Without the pictures, output the lines of the material from the very first through the one that holds "plt.rcParams['font.family'] = ['Noto".

--- BEGIN Available data ---

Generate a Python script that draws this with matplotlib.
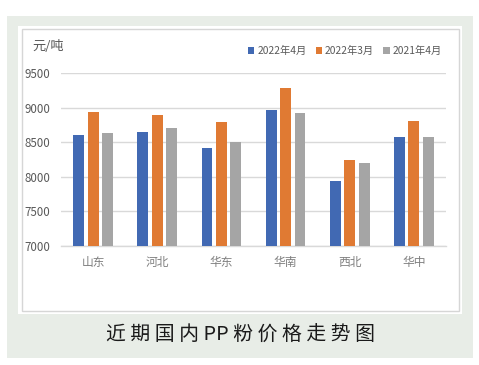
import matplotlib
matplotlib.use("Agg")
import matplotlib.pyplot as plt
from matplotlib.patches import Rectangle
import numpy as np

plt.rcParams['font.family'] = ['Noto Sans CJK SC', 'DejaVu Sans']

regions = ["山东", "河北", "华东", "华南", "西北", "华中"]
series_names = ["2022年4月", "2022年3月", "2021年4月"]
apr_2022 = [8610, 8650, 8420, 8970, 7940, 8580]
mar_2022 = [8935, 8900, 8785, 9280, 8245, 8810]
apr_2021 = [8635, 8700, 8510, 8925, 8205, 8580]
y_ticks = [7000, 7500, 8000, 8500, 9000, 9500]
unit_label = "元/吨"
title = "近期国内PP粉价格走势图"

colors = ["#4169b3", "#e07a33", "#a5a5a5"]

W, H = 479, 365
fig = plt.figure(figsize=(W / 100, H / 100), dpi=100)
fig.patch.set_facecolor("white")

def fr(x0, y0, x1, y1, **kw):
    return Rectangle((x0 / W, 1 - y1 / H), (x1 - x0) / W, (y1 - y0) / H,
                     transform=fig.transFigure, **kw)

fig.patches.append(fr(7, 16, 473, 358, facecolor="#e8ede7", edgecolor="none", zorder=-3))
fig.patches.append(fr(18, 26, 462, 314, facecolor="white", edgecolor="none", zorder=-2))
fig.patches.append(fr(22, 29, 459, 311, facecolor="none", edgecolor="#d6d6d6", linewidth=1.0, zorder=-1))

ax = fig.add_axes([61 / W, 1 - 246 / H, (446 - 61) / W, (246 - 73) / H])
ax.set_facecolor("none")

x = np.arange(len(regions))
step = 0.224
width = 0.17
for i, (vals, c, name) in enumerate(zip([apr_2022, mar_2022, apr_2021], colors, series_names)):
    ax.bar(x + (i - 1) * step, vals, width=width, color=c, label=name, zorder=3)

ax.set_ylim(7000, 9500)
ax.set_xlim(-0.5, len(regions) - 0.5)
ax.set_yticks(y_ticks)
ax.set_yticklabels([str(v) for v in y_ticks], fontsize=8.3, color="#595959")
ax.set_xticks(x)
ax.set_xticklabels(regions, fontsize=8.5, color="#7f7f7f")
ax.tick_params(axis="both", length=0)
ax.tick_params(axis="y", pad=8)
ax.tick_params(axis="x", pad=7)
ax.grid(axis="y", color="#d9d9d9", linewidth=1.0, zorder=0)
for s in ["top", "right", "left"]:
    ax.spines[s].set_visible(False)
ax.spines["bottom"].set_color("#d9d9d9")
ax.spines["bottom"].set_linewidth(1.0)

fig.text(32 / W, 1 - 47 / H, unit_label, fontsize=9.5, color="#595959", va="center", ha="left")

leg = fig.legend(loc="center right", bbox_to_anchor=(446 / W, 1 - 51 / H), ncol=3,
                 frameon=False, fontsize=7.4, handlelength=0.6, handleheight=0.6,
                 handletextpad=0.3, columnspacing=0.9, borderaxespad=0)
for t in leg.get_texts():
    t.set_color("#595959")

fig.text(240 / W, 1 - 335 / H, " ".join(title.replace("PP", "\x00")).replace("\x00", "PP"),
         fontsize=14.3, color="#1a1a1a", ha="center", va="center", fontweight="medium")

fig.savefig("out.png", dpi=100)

--- END Available data ---

▸ Answer below
Generate a Python script that draws this with matplotlib.
import matplotlib
matplotlib.use("Agg")
import matplotlib.pyplot as plt
from matplotlib.patches import Rectangle
import numpy as np

plt.rcParams['font.family'] = ['Noto Sans CJK SC', 'DejaVu Sans']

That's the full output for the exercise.